Judge of the New South Wales Court of Appeal
- Incumbent
- Assumed office 28 March 2022
- Nominated by: Mark Speakman
- Appointed by: Margaret Beazley

Personal details
- Spouse: Dr Tung Vu
- Education: Loreto Kirribilli
- Alma mater: University of Sydney (BA, LLB)
- Occupation: Judge, barrister

= Anna Mitchelmore =

Australian judge

Anna Mitchelmore is a judge of the New South Wales Court of Appeal, the highest court in the State of New South Wales, Australia, which forms part of the Australian court hierarchy.

== Early life and education ==
Mitchelmore grew up in Huntleys Point. She attended Santa Maria Del Monte Primary School before enrolling at Loreto Kirribilli. She later graduated with degrees in arts and law from the University of Sydney.

== Career ==
Mitchelmore commenced her legal career as a summer clerk at Mallesons Stephen Jaques (now Mallesons). In 2001, she served as a judicial associate to the Honourable Justice Michael McHugh of the High Court of Australia. She subsequently worked as an assistant adviser to the then-Attorney-General of Australia, Daryl Williams, before practising at Gilbert + Tobin in dispute resolution.

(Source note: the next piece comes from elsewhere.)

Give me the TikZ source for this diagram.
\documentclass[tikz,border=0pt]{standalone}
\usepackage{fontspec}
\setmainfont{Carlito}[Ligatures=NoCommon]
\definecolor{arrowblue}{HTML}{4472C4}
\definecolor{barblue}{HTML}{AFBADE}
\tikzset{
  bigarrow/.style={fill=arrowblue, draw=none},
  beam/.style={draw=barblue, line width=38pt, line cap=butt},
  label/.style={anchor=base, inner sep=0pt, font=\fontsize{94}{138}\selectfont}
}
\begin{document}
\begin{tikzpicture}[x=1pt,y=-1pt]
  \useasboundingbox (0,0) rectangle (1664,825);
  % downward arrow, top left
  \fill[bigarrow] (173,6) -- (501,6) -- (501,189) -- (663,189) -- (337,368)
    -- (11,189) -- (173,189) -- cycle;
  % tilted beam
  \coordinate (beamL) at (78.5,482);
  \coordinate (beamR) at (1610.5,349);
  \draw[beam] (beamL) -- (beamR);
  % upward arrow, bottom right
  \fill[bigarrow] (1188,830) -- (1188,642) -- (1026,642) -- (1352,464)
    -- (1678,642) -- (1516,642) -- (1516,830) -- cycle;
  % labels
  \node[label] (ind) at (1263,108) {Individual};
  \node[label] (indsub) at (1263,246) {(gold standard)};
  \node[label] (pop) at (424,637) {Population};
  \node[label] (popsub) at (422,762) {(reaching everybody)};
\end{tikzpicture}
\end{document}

In 2004, she took up the position of Counsel Assisting the Solicitor-General and Crown Advocate of New South Wales

She was called to the bar in 2004. In 2006, she joined the Sixth Floor of Wentworth and Selborne Chambers, where she developed a practice in administrative, constitutional, criminal law, local government and environmental law. She took silk in 2018.

In September 2021, Mitchelmore was appointed a commissioner of the Law Reform Commission of New South Wales. She is also an Advisory Committee Member of the Gilbert + Tobin Centre of Public Law at the Faculty of Law and Justice at the University of New South Wales.

== Judicial career ==
On 28 March 2022, Mitchelmore was sworn in as a judge of the Supreme Court of New South Wales and as a judge of the New South Wales Court of Appeal.

In April 2023, Mitchelmore dismissed challenges brought by two protesters who had been issued penalty notices for breaching public health orders during the COVID-19 pandemic. The plaintiffs, who had attended a Black Lives Matter rally and a transgender rights rally in Sydney in 2020, argued that the restrictions imposed an unjustified burden on the implied freedom of political communication under the Australian Constitution. Mitchelmore rejected their arguments and dismissed the cases.

In October 2025, Mitchelmore held that legislation introduced by the Minns government that empowered police to direct protesters to move away from places of worship was constitutionally invalid for breaching the implied freedom of political communication.

== Personal life ==
Mitchelmore is married to Dr Tung Vu. Her grandfather and father were both solicitors.